Vpachec3 (talk) 21:59, 25 October 2015 (PDT)
Kevin Wyllie
- What were the main issues with the data and analysis identified by Baggerly and Coombs? What best practices enumerated by DataONE were violated? Which of these did Dr. Baggerly claim were common issues?
- Baggerly points out confounding in experimental design (mixing up interpretation of results: sensitive versus resistant), mixing up sample/gene/group labels, and incomplete documentation (which hides the previously-mentioned mistakes). DataONE mentions that data should be stored in a format which allows it to be used by any application. This was violated when the researchers added a column name to the gene ID’s, which tricked their code into offsetting each gene by one.
- What recommendations does Dr. Baggerly recommend for reproducible research? How do these correspond to what DataONE recommends?
- Baggerly recommends appropriately labeling data, and providing code (provenance) so that it can be tested by third parties. Baggerly thinks these things should be required before beginning clinical trials. DataONE recommends using “descriptive column names” as well as dataset provenance.
- Do you have any further reaction to this case after viewing Dr. Baggerly's talk?
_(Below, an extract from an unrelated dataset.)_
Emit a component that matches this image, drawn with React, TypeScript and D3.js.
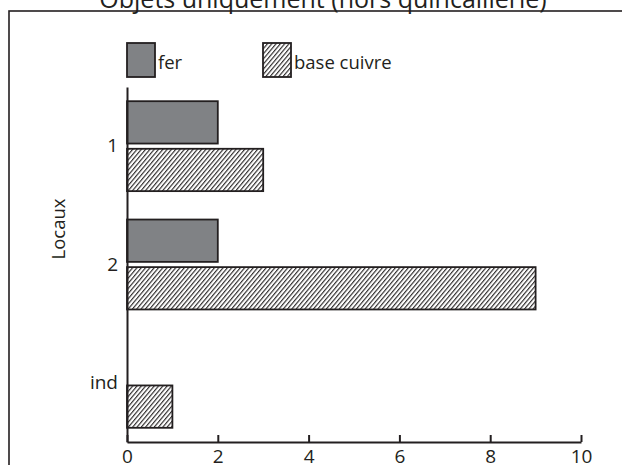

- Dr. Baggerly speaks quite fast and uses some terminology that is unfamiliar to me, so after watching the video twice, I’m still not entirely sure which “errors” he is implying Dr. Potti committed intentionally (if any). To me, this contrasts with the 60 Minutes segment which seemed to mention solely the deliberate manipulation of the data. The off-by-one index error, for example, seems like it could have been an honest mistake (not to say this would relieve Potti of culpability), as I can’t imagine how that would actually add to the (false) significance of the results.
- Go back to the Merrell et al. (2002) paper and look at your "sanity check" where you compared the fold changes and p values for certain genes between your work and the paper. Did the values match? Why do you think that is? Do you think there is sufficient information there for you to reproduce their data analysis? Why or why not?
Brandon Klein
- What were the main issues with the data and analysis identified by Baggerly and Coombs? What best practices enumerated by DataONE were violated? Which of these did Dr. Baggerly claim were common issues?
- What recommendations does Dr. Baggerly recommend for reproducible research? How do these correspond to what DataONE recommends?
- Do you have any further reaction to this case after viewing Dr. Baggerly's talk?
- Go back to the Merrell et al. (2002) paper and look at your "sanity check" where you compared the fold changes and p values for certain genes between your work and the paper. Did the values match? Why do you think that is? Do you think there is sufficient information there for you to reproduce their data analysis? Why or why not?